Available data
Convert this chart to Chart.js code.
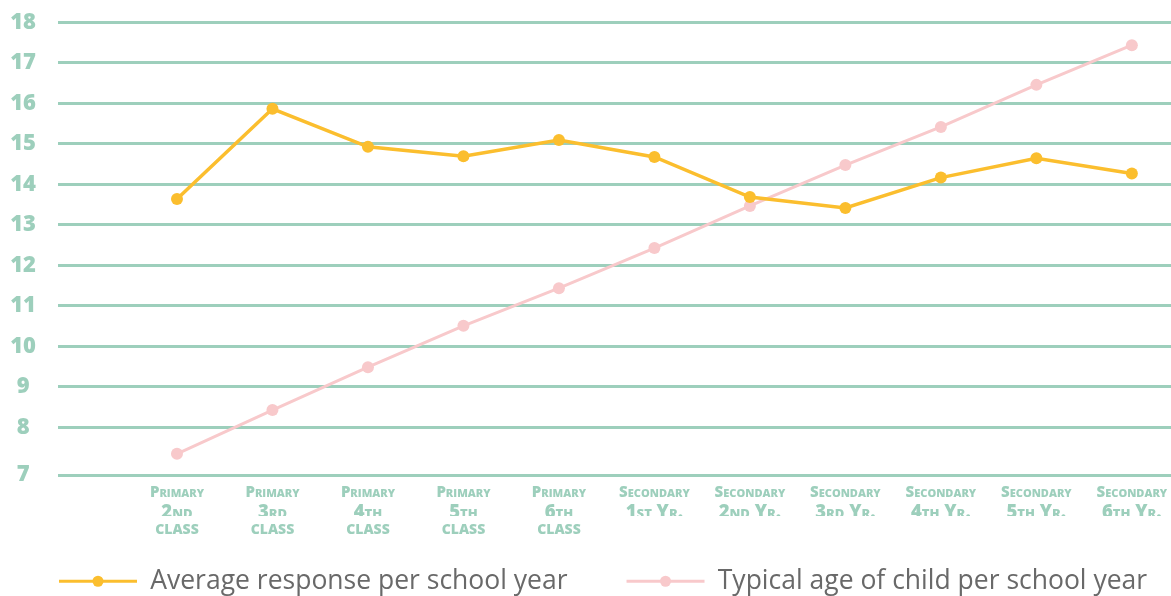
<!DOCTYPE html>
<html>
<head>
<meta charset="utf-8">
<script src="https://cdn.jsdelivr.net/npm/chart.js@4.4.1/dist/chart.umd.min.js"></script>
<style>
  html, body { margin: 0; padding: 0; background: #ffffff; overflow: hidden; }
  #wrap { position: relative; width: 1171px; height: 596px; }
  canvas { display: block; }
</style>
</head>
<body>
<div id="wrap"><canvas id="chart"></canvas></div>
<script>
// ---- Data ----
const levelLabels = ['Primary', 'Primary', 'Primary', 'Primary', 'Primary',
  'Secondary', 'Secondary', 'Secondary', 'Secondary', 'Secondary', 'Secondary'];
const ordinalLabels = ['2nd', '3rd', '4th', '5th', '6th',
  '1st Yr.', '2nd Yr.', '3rd Yr.', '4th Yr.', '5th Yr.', '6th Yr.'];
const unitLabels = ['class', 'class', 'class', 'class', 'class', '', '', '', '', '', ''];
const averageResponse = [13.64, 15.87, 14.93, 14.70, 15.10, 14.68, 13.69, 13.42, 14.17, 14.65, 14.27];
const typicalAge = [7.35, 8.43, 9.49, 10.51, 11.44, 12.43, 13.47, 14.48, 15.42, 16.46, 17.44];
const yTickValues = [7, 8, 9, 10, 11, 12, 13, 14, 15, 16, 17, 18];
const yTickLabels = ['7', '8', '9', '10', '11', '12', '13', '14', '15', '16', '17', '18'];
const seriesNames = ['Average response per school year', 'Typical age of child per school year'];

// ---- Style ----
const TEAL = '#9dcfbc';
const YELLOW = '#fbbe2e';
const PINK = '#f8c9cb';
const LEGEND_GAP = 46;
const LEGEND_LINE = 78;

const X_MIN = -1.246, X_MAX = 10.41;
const Y_MIN = 6.827, Y_MAX = 18;

function xTicks(scale) {
  scale.ticks = ordinalLabels.map((_, i) => ({ value: i }));
}

function xAxis(labels, size, padding, height, weight) {
  return {
    type: 'linear',
    position: 'bottom',
    weight: weight,
    min: X_MIN,
    max: X_MAX,
    grid: { display: false, drawTicks: false },
    border: { display: false },
    afterBuildTicks: xTicks,
    afterFit: (s) => { s.height = height; s.paddingLeft = 0; s.paddingRight = 0; },
    ticks: {
      autoSkip: false,
      maxRotation: 0,
      minRotation: 0,
      padding: padding,
      color: TEAL,
      font: { family: 'Open Sans', weight: 'small-caps 800', size: size, lineHeight: 1 },
      callback: (v, i) => labels[i]
    }
  };
}

const legendMarks = {
  id: 'legendMarks',
  afterDraw(chart) {
    const lg = chart.legend;
    if (!lg || !lg.legendHitBoxes) return;
    const ctx = chart.ctx;
    ctx.save();
    lg.legendHitBoxes.forEach((hb, i) => {
      const ds = chart.data.datasets[lg.legendItems[i].datasetIndex];
      const x0 = hb.left + LEGEND_GAP;
      const y = hb.top + hb.height / 2;
      ctx.strokeStyle = ds.borderColor;
      ctx.lineWidth = 3;
      ctx.beginPath();
      ctx.moveTo(x0, y);
      ctx.lineTo(x0 + LEGEND_LINE, y);
      ctx.stroke();
      ctx.fillStyle = ds.borderColor;
      ctx.beginPath();
      ctx.arc(x0 + LEGEND_LINE / 2, y, 5.5, 0, Math.PI * 2);
      ctx.fill();
    });
    ctx.restore();
  }
};

new Chart(document.getElementById('chart'), {
  type: 'line',
  data: {
    datasets: [
      {
        label: seriesNames[0],
        data: averageResponse.map((v, i) => ({ x: i, y: v })),
        borderColor: YELLOW,
        backgroundColor: YELLOW,
        borderWidth: 3.5,
        pointRadius: 6,
        pointHoverRadius: 6,
        pointBorderWidth: 0,
        tension: 0
      },
      {
        label: seriesNames[1],
        data: typicalAge.map((v, i) => ({ x: i, y: v })),
        borderColor: PINK,
        backgroundColor: PINK,
        borderWidth: 3,
        pointRadius: 6,
        pointHoverRadius: 6,
        pointBorderWidth: 0,
        tension: 0
      }
    ]
  },
  options: {
    responsive: true,
    maintainAspectRatio: false,
    animation: false,
    layout: { autoPadding: false, padding: { top: 22.5, bottom: -8.5, left: 0, right: 0 } },
    plugins: {
      tooltip: { enabled: false },
      legend: {
        position: 'bottom',
        align: 'start',
        labels: {
          boxWidth: LEGEND_GAP + LEGEND_LINE,
          boxHeight: 3,
          padding: 13,
          color: '#696969',
          font: { family: 'Open Sans', size: 26.5 },
          generateLabels(chart) {
            const items = Chart.defaults.plugins.legend.labels.generateLabels(chart);
            return items.map(it => Object.assign({}, it, {
              fillStyle: 'rgba(0,0,0,0)', strokeStyle: 'rgba(0,0,0,0)', lineWidth: 0
            }));
          }
        }
      }
    },
    scales: {
      x: xAxis(levelLabels, 15, 10, 24, 1),
      x2: xAxis(ordinalLabels, 18.5, 4.5, 17, 2),
      x3: xAxis(unitLabels, 20.5, 1.5, 39, 3),
      y: {
        min: Y_MIN,
        max: Y_MAX,
        afterBuildTicks: (scale) => {
          scale.ticks = yTickValues.map((v, i) => ({ value: i === 0 ? scale.min : v }));
        },
        afterFit: (s) => { s.width = 58; s.paddingTop = 0; s.paddingBottom = 0; },
        grid: { color: TEAL, lineWidth: 3, drawTicks: false },
        border: { display: false },
        ticks: {
          crossAlign: 'center',
          padding: 22,
          color: TEAL,
          font: { family: 'Open Sans', weight: '800', size: 22 },
          callback: (v, i) => yTickLabels[i]
        }
      }
    }
  },
  plugins: [legendMarks]
});
</script>
</body>
</html>
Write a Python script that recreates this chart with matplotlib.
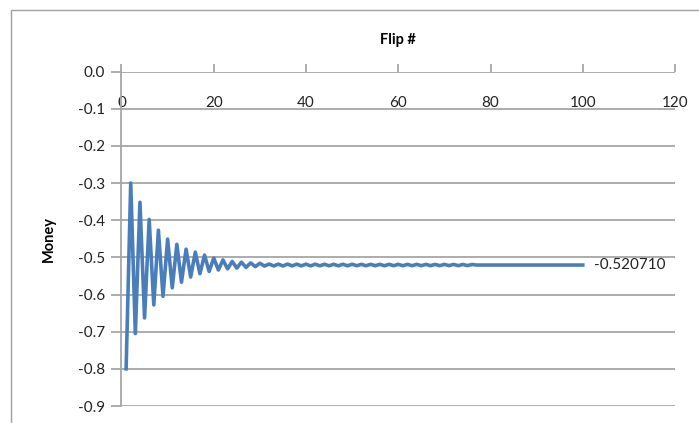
import matplotlib
matplotlib.use("Agg")
import matplotlib.pyplot as plt
from matplotlib.patches import Rectangle

plt.rcParams['font.family'] = ['Lato', 'DejaVu Sans']

flips = list(range(1, 101))
money = [
    -0.800, -0.300, -0.705, -0.352, -0.663, -0.398, -0.628, -0.427, -0.605, -0.451,
    -0.582, -0.465, -0.567, -0.478, -0.553, -0.486, -0.544, -0.494, -0.538, -0.502,
    -0.534, -0.507, -0.531, -0.511, -0.529, -0.513, -0.527, -0.515, -0.525, -0.516,
    -0.5235, -0.5180, -0.5232, -0.5182, -0.5232, -0.5182, -0.5230, -0.5184, -0.5230, -0.5184,
    -0.5230, -0.5184, -0.5228, -0.5186, -0.5228, -0.5186, -0.5228, -0.5186, -0.5228, -0.5186,
    -0.5226, -0.5188, -0.5226, -0.5188, -0.5226, -0.5188, -0.5226, -0.5188, -0.5225, -0.5189,
    -0.5225, -0.5189, -0.5225, -0.5189, -0.5224, -0.5190, -0.5224, -0.5190, -0.5224, -0.5190,
    -0.5223, -0.5191, -0.5223, -0.5191, -0.5222, -0.5192, -0.52071, -0.52071, -0.52071, -0.52071,
    -0.52071, -0.52071, -0.52071, -0.52071, -0.52071, -0.52071, -0.52071, -0.52071, -0.52071, -0.52071,
    -0.52071, -0.52071, -0.52071, -0.52071, -0.52071, -0.52071, -0.52071, -0.52071, -0.52071, -0.52071,
]
x_ticks = [0, 20, 40, 60, 80, 100, 120]
y_ticks = [0.0, -0.1, -0.2, -0.3, -0.4, -0.5, -0.6, -0.7, -0.8, -0.9]
end_label = "-0.520710"

W, H = 699, 423
fig = plt.figure(figsize=(W / 100, H / 100), dpi=100)
fig.patches.append(Rectangle((11 / W, -0.1), 1.2, (H - 10) / H + 0.1,
                             transform=fig.transFigure, fill=False,
                             edgecolor='#a0a0a0', linewidth=1.0))

left, right, top, bottom = 121.5, 675, 71.5, 406
ax = fig.add_axes([left / W, 1 - bottom / H, (right - left) / W, (bottom - top) / H])

grid_c = '#a6a6a6'
ax.set_xlim(0, 120)
ax.set_ylim(-0.9, 0.0)
ax.set_yticks(y_ticks)
ax.set_yticklabels([f"{v:.1f}" if v != 0 else "0.0" for v in y_ticks])
ax.set_xticks(x_ticks)
ax.set_xticklabels([str(v) for v in x_ticks])

for v in y_ticks:
    ax.axhline(v, color=grid_c, linewidth=1.3, zorder=1)

for s in ['right', 'bottom', 'top']:
    ax.spines[s].set_visible(False)
ax.spines['left'].set_color(grid_c)
ax.spines['left'].set_linewidth(1.3)

ax.xaxis.tick_top()
ax.tick_params(axis='x', which='major', direction='out', length=6, width=1.3,
               color=grid_c, top=True, bottom=False, labeltop=True,
               labelbottom=False, pad=-34, labelsize=11, labelcolor='#222222')
ax.tick_params(axis='y', direction='out', length=7, width=1.3, color=grid_c,
               labelsize=11, pad=5, labelcolor='#222222')

ax.plot(flips, money, color='#4a7ebb', linewidth=2.6, zorder=3,
        solid_joinstyle='round', clip_on=False)
ax.annotate(end_label, xy=(flips[-1], money[-1]), xytext=(8, 0),
            textcoords='offset points', va='center', ha='left',
            fontsize=11, color='#222222')

ax.set_title("Flip #", fontsize=10.5, fontweight='bold', pad=20)
ax.set_ylabel("Money", fontsize=10.5, fontweight='bold', labelpad=16)

fig.savefig("out.png", dpi=100)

Problem to work on
Make an exact copy of the lines from the one that contains "Write a Python" through the one that contains "plt.rcParams['font.family'] = ['Lato', 'DejaVu", both included, and no other lines. Pictures are skipped.

Output for this task
Write a Python script that recreates this chart with matplotlib.
import matplotlib
matplotlib.use("Agg")
import matplotlib.pyplot as plt
from matplotlib.patches import Rectangle

plt.rcParams['font.family'] = ['Lato', 'DejaVu Sans']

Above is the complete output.